A current trend in the computer industry is the interconnection of a cluster of independent computing nodes connected by a high-speed communications link. Each node is associated with a number of domains, where each domain represents a process having its own address space. One such domain is the operating system or kernel that provides a single system image, making the cluster look like a single machine to the user, to applications, and to the network. This single system image allows user and kernel applications to invoke procedures without regard to where the procedures reside within the cluster. Thus, a user application running in one node can invoke an object whose method is located in another node of the cluster without requiring the user application to know the location of the invoked method.

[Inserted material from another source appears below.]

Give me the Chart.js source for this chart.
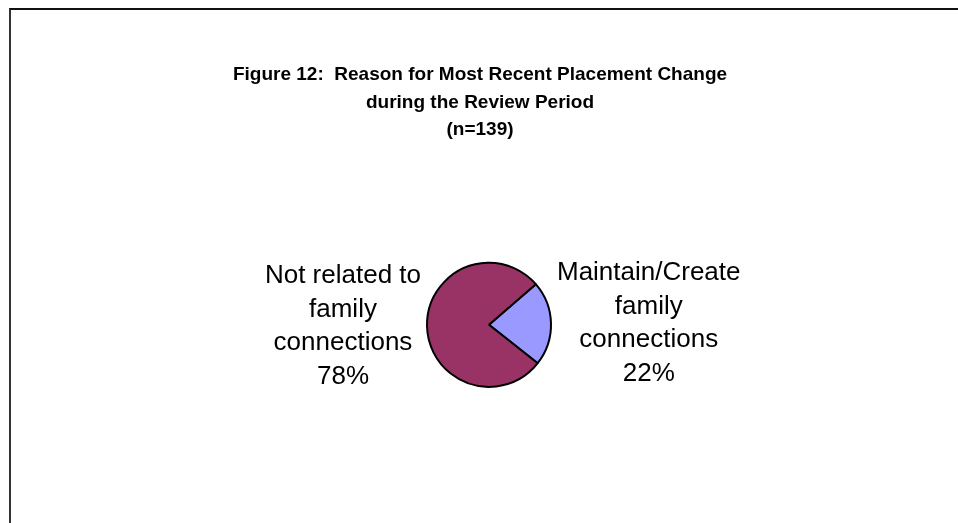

Debugging the kernel in a cluster environment presents a number of challenges. Traditional debugging tools are not suitable since they require that the debugged code be stopped in order to examine data. When the debugged code is the kernel, the kernel will be stopped in order to examine kernel data. All processing in the node ceases when the kernel is stopped. In order to avoid this situation, the debugger needs to execute on a separate node. Often, this additional resource is not available.
In addition, certain kernel procedures can only execute on one node. In order to debug an cluster environment, n nodes or computers will be required. Often, these additional resources are scarce and not readily available.
Accordingly, there needs to be a mechanism that provides an efficient environment in which the cluster environment can be simulated for debugging purposes.